To that end, the Hero 6 Black has faster 5GHz Wi-Fi for speedier transfers, three times faster according to GoPro. But, you know, three times faster than slow is still kind of slow. In my testing it was quicker, but ideally you'll want to keep your clips short and, if you know you're going to want to edit and share from your phone, don't shoot in 4K.
I do have to say the experience of getting the camera connected to your phone has become about as painless as possible. Plus, once you establish the initial connection, the low-energy Bluetooth maintains a persistent link between your device and the camera, so you can open the app and start using it in a few seconds.
Something to definitely keep in mind, though, is with all these features -- Wi-Fi, 4K, high frame rates, GPS, EIS -- there's a power penalty: The more you ask of the camera, the shorter your battery life will be.
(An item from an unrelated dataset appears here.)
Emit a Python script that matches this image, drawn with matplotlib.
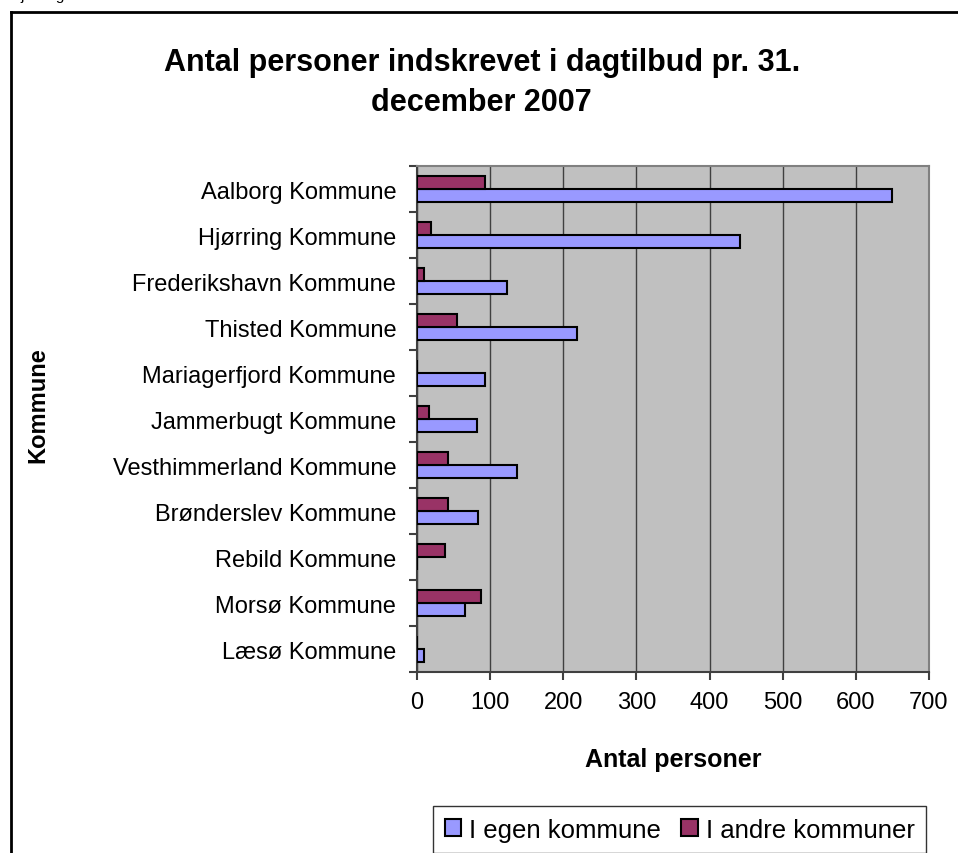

To be fair, GoPro has done a decent job of bulking up on capabilities while keeping battery life relatively good. Still, you'll want to travel with a spare pack or two and maybe invest in GoPro's Supercharger.
As you might expect, the Hero6 Black builds on all the things that made its predecessor an excellent camera. The image stabilization and video quality alone make it easy to recommend for anyone upgrading from a Hero3 or 4. And if you're buying your first GoPro, it's definitely the way to go, assuming you have the cash. If, however, you don't need the higher frame rates or EIS, the Hero5 Black is still a great choice, has a lot of the same features and is $100 less.